Может, так же не чьи-то давние, а ладони моей жены, плечи, волосы, ожидание будут кем-то растворены?
А базарами колоссальными барабанит жабрами в жесть то, что было теплом, глазами, на колени любило сесть..."
"Не могу,- говорит Володька,- лишь зажмурюсь - в чугунных ночах, точно рыбы на сковородках, пляшут женщины и кричат!"
Третью ночь как Костров пьет. И ночами зовет с обрыва. И к нему Является Рыба Чудо-юдо озерных вод!
"Рыба, летучая рыба, с огневым лицом мадонны, с плавниками белыми как свистят паровозы, рыба,Рива тебя звали, золотая Рива, Ривка, либо как-нибудь еще,с обрывком колючей проволоки или рыболовным крючком в верхней губе, рыба, рыба боли и печали, прости меня, прокляни, но что-нибудь ответь..." Ничего не отвечает рыба.
Тихо.
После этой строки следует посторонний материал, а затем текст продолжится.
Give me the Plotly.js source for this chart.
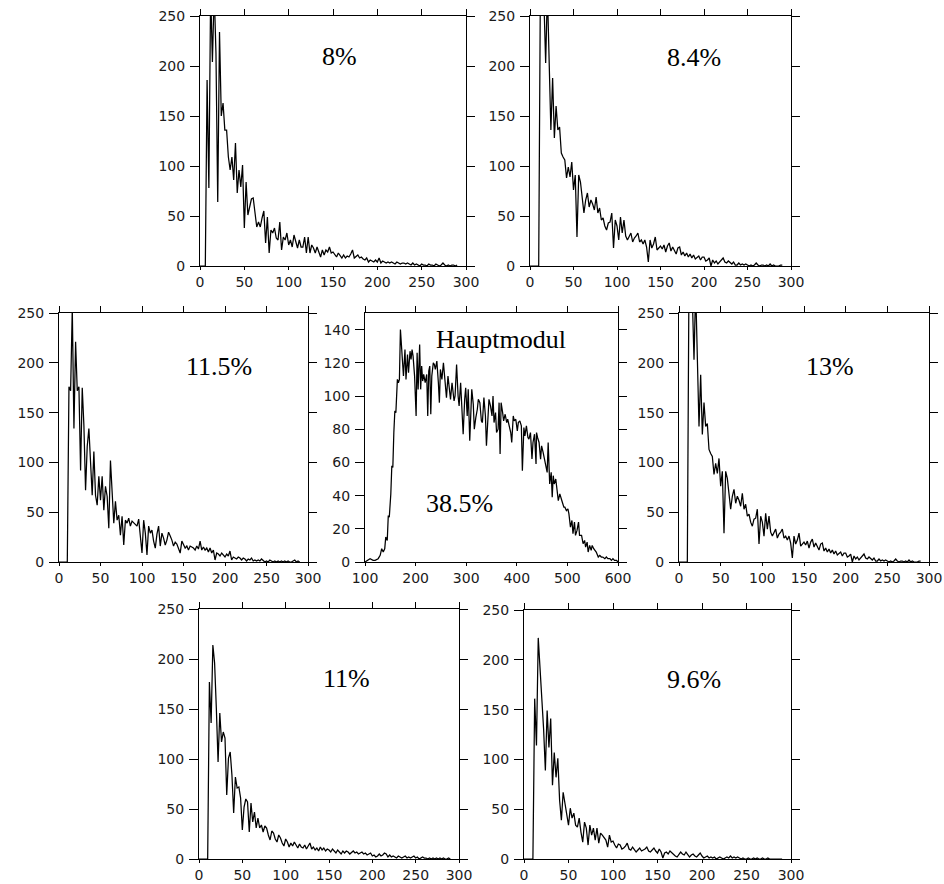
<!DOCTYPE html>
<html><head><meta charset="utf-8">
<script src="https://cdn.plot.ly/plotly-3.0.1.min.js"></script>
<style>html,body{margin:0;padding:0;background:#fff}#chart{width:944px;height:884px}</style>
</head><body><div id="chart"></div>
<script>
// ---- data (counts per bin, bins start at 0 with width 2) ----
const decayStart = 0, decayStep = 2;
const counts8 = [
 0,0,0,0,186,78,275,204,275,213,
 64,234,150,163,136,136,109,96,109,86,
 123,73,96,79,101,38,84,51,59,67,
 68,53,39,44,39,48,55,23,49,13,
 36,33,38,28,26,44,16,29,26,33,
 21,26,19,31,24,18,26,19,19,29,
 13,29,13,21,18,13,19,14,9,16,
 11,16,14,19,13,14,12,9,13,10,
 8,11,8,10,9,12,16,8,10,11,
 8,9,7,6,8,4,6,5,4,6,
 4,8,3,5,4,3,4,3,4,3,
 2,4,3,2,3,3,2,3,2,1,
 3,1,2,1,0,2,1,1,0,2,
 1,1,0,2,1,0,1,3,1,0,
 1,0,1,1,0,1];
const counts84 = [
 0,0,0,0,0,0,290,270,265,203,
 275,193,136,188,128,160,136,139,113,109,
 106,88,99,89,104,76,91,29,91,84,
 69,53,66,73,59,66,62,56,69,53,
 58,46,48,40,36,43,44,53,18,46,
 40,26,49,33,46,30,26,29,33,24,
 28,30,33,24,26,22,26,19,4,26,
 18,22,29,16,18,20,17,21,14,20,
 23,15,19,16,12,18,19,11,14,10,
 13,9,12,8,11,7,9,10,6,9,
 9,5,6,8,0,6,3,5,2,4,
 5,8,4,3,5,3,2,4,1,1,
 3,1,2,1,2,1,0,1,0,1,
 3,1,0,1,1,0,1,0,2,0,
 1,0,0,0,1,1];
const counts115 = [
 0,0,0,0,0,0,176,172,255,134,
 221,172,176,92,175,137,72,116,134,96,
 67,111,67,57,86,62,86,52,76,66,
 34,102,66,39,61,42,47,27,46,17,
 42,39,44,36,41,39,37,36,43,22,
 9,42,29,7,36,29,32,21,14,28,
 36,16,29,24,17,22,30,26,22,16,
 20,18,14,9,21,18,14,16,12,16,
 15,14,12,16,13,21,12,15,12,14,
 10,14,9,12,2,9,8,6,9,7,
 5,8,6,11,2,5,4,3,5,4,
 2,4,3,1,3,2,4,1,2,1,
 2,1,3,1,0,1,0,2,1,0,
 1,0,1,0,1,0,1,0,1,0,
 0,1,2,0,1,0];
const counts13 = counts84; // the 13% panel shows the same histogram as the 8.4% panel
const counts11 = [
 0,0,0,0,0,0,177,136,214,196,
 151,97,146,117,127,121,64,101,107,84,
 46,82,71,72,61,29,52,60,57,27,
 56,37,47,31,41,31,34,27,33,31,
 24,19,28,26,20,17,24,21,16,13,
 20,17,12,16,13,17,14,11,15,12,
 11,14,10,13,16,10,12,9,11,8,
 12,9,11,8,10,9,7,10,8,6,
 9,7,5,8,6,8,7,5,7,8,
 6,7,5,6,7,5,6,4,5,6,
 3,4,2,3,5,3,4,6,5,2,
 4,2,3,2,1,3,2,1,2,3,
 1,2,1,2,3,1,2,0,1,2,
 1,1,0,1,0,1,0,1,0,1,
 0,1,0,0,1,0];
const counts96 = [
 0,0,0,0,0,0,161,114,222,194,
 164,131,89,149,112,141,74,107,82,101,
 59,39,67,57,47,34,51,41,46,34,
 32,41,27,17,37,31,14,34,24,31,
 19,31,16,26,24,21,19,12,24,17,
 18,14,11,15,14,10,11,13,16,10,
 9,12,10,7,9,11,8,9,10,12,
 8,7,9,11,8,6,10,7,1,6,
 7,5,8,6,5,3,2,5,7,5,
 4,7,5,2,4,5,3,2,4,6,
 3,1,2,3,1,2,1,2,0,1,
 2,1,0,1,2,1,3,1,2,1,
 2,1,0,1,0,0,1,0,0,1,
 0,1,0,0,1,0,0,1,0,0,
 0,0,0,0,0,0];
const mainX = [
 100,104,110,116,120,126,130,133,136,139,
 141,144,146,148,151,153,155,157,159,161,
 164,166,168,170,173,176,179,181,184,186,
 189,191,193,195,198,201,203,205,208,210,
 212,214,216,219,222,224,226,228,230,232,
 235,237,239,242,245,247,249,252,255,258,
 261,264,266,269,272,276,278,281,284,286,
 289,291,294,297,299,302,304,307,309,311,
 314,316,319,322,324,327,330,332,335,338,
 340,343,345,348,351,353,355,358,360,363,
 365,367,369,372,374,377,380,382,385,388,
 390,393,395,398,401,403,406,409,411,414,
 416,419,422,424,427,430,432,435,438,439,
 441,444,447,449,452,455,457,460,462,465,
 468,470,472,474,477,480,482,485,488,490,
 493,495,498,501,503,506,509,511,514,516,
 519,522,524,528,531,534,536,539,541,544,
 547,549,552,555,557,561,564,567,570,574,
 577,580,584,587,590,593,597,600];
const mainY = [
 0,1,2,1,1,2,4,8,6,8,
 15,13,28,27,41,58,57,78,91,90,
 110,108,110,140,126,112,128,110,125,114,
 127,122,128,124,112,88,126,104,131,104,
 118,109,113,108,113,88,115,118,89,112,
 120,119,116,121,108,96,116,110,120,110,
 99,112,104,98,108,97,100,119,100,94,
 108,95,77,98,105,88,104,73,96,104,
 95,80,87,92,98,96,85,84,99,88,
 70,88,98,94,88,100,84,90,78,80,
 96,65,96,90,85,89,84,86,82,78,
 72,88,85,86,79,84,85,82,55,81,
 76,82,75,74,78,62,72,77,59,78,
 75,72,62,70,66,62,58,54,72,47,
 54,39,52,47,50,43,37,41,37,36,
 33,33,31,32,29,21,25,17,24,16,
 19,24,16,16,11,13,9,12,6,10,
 7,10,8,7,6,3,4,3,3,2,
 3,2,2,1,2,1,1,0];
const decayXTicks = [0,50,100,150,200,250,300];
const decayYTicks = [0,50,100,150,200,250];
const mainXTicks = [100,200,300,400,500,600];
const mainYTicks = [0,20,40,60,80,100,120,140];
const panelTexts = [['8%'],['8.4%'],['11.5%'],['Hauptmodul','38.5%'],['13%'],['11%'],['9.6%']];

// ---- layout (pixel boxes of the panels) ----
const W = 944, H = 884;
const decayRange = {x:[0,300], y:[0,250]};
const mainRange = {x:[100,600], y:[0,150]};
const panels = [
 {box:[200,16,466,266], y:counts8,   pos:[[157,210]]},
 {box:[530,16,791,266], y:counts84,  pos:[[188,209]]},
 {box:[59,313,308,562], y:counts115, pos:[[193,196]]},
 {box:[365,313,618,562], x:mainX, y:mainY, main:true, pos:[[368,134],[287,35]]},
 {box:[679,313,929,562], y:counts13, pos:[[181,196]]},
 {box:[199,609,459,859], y:counts11, pos:[[170,181]]},
 {box:[524,610,791,859], y:counts96, pos:[[191,180]]}
];

const tickFont = {family:'DejaVu Sans, sans-serif', size:14, color:'#1a1a1a'};
const annFont = {family:'Liberation Serif, Times New Roman, serif', size:26, color:'#000'};
const traces = [];
const layout = {
  width:W, height:H, margin:{l:0,r:0,t:0,b:0},
  paper_bgcolor:'#fff', plot_bgcolor:'#fff', showlegend:false,
  annotations:[]
};
const n = panels.length;
panels.forEach((p, i) => {
  const k = i + 1, id = k === 1 ? '' : String(k);
  const ok = k + n;
  const [l, t, r, b] = p.box;
  const xr = p.main ? mainRange.x : decayRange.x;
  const yr = p.main ? mainRange.y : decayRange.y;
  const xt = p.main ? mainXTicks : decayXTicks;
  const yt = p.main ? mainYTicks : decayYTicks;
  const tr = {type:'scatter', mode:'lines', y:p.y, xaxis:'x'+id, yaxis:'y'+id,
    line:{color:'#000', width:1.25}, hoverinfo:'skip'};
  if (p.main) tr.x = p.x; else { tr.x0 = decayStart; tr.dx = decayStep; }
  traces.push(tr);
  traces.push({type:'scatter', mode:'lines', x:[], y:[], xaxis:'x'+ok, yaxis:'y'+ok, hoverinfo:'skip'});
  const common = {showgrid:false, zeroline:false, showline:true, linecolor:'#000', linewidth:1,
    fixedrange:true, tickcolor:'#000', tickwidth:1, tickmode:'array'};
  layout['xaxis'+id] = Object.assign({}, common, {domain:[l/W, r/W], anchor:'y'+id, range:xr,
    tickvals:xt, ticks:'outside', ticklen:3, tickfont:tickFont, ticklabelstandoff:0});
  layout['yaxis'+id] = Object.assign({}, common, {domain:[1-b/H, 1-t/H], anchor:'x'+id, range:yr,
    tickvals:yt, ticks:'outside', ticklen:9, tickfont:tickFont, ticklabelstandoff:2});
  layout['xaxis'+ok] = Object.assign({}, common, {overlaying:'x'+id, anchor:'y'+id, side:'top', range:xr,
    tickvals:xt, ticks:'outside', ticklen:6, showticklabels:false});
  layout['yaxis'+ok] = Object.assign({}, common, {overlaying:'y'+id, anchor:'x'+id, side:'right', range:yr,
    tickvals:yt, ticks:'outside', ticklen:8, showticklabels:false});
  panelTexts[i].forEach((txt, j) => {
    layout.annotations.push({xref:'x'+id, yref:'y'+id, x:p.pos[j][0], y:p.pos[j][1], text:txt,
      showarrow:false, font:annFont, xanchor:'center', yanchor:'middle'});
  });
});
Plotly.newPlot('chart', traces, layout, {displayModeBar:false, staticPlot:true});
</script>
</body></html>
Озеро приграничное. Три сосны. Изумленнейшее хранилище жизни, облака, вышины.
Лебедев 1916, Бирман 1941, Румер 1902, Бойко оба 1933.1965 Андрей Вознесенский
хочется добавить парочку строк, что написал наш - увы, ушедший! - земляк, Рудольф Ольшевский( Гольдфельд):
БРАТСКАЯ МОГИЛА Мертвые имут и совесть, и срам В царстве загробном своем. Как вам лежится, Иван и Абрам, В братской могиле вдвоем? Гул самолетов и гром батарей, Скрежет окопных лопат. Пали геройски, Еврей - не еврей, Пусть они рядом лежат. Если бы не под прицелом свинца, Был бы приказ: "Не спеши! Выясни раньше графу мертвеца, Национальность души." Сторож стоит и у этих дверей, Есть и для памяти бронь. Но проморгали. Прокрался еврей В список на вечный огонь. Выменял за сто положенных грамм Теплую вечность в раю. Как вам лежится, Иван и Абрам, В неразделенном строю? Взятым во тьму на бессрочный постой, После мечей и печей, Кости не ныли под общей плитой Перед процессом врачей? Как вам покоится в сумерках лет, Где и свобода крута, Где примеряет свинцовый кастет На кулаки доброта? В этом студеном краю снегирей, В век не людей, а идей, Спрятался в братской могиле еврей. Ай да хитрец, иудей! Знал, что за молнией будет и гром. - Так что учти, господин, Если ты хочешь затеять погром, Я тут лежу не один. Кто здесь в могиле хозяин, кто гость, Не докопаешься - брось! Не отличишь, где славянская кость, Где иудейская кость. Холмик, плита и цветок - пополам, И пополам окоем. Как вам лежится, Иван и Абрам, В братской могиле вдвоем?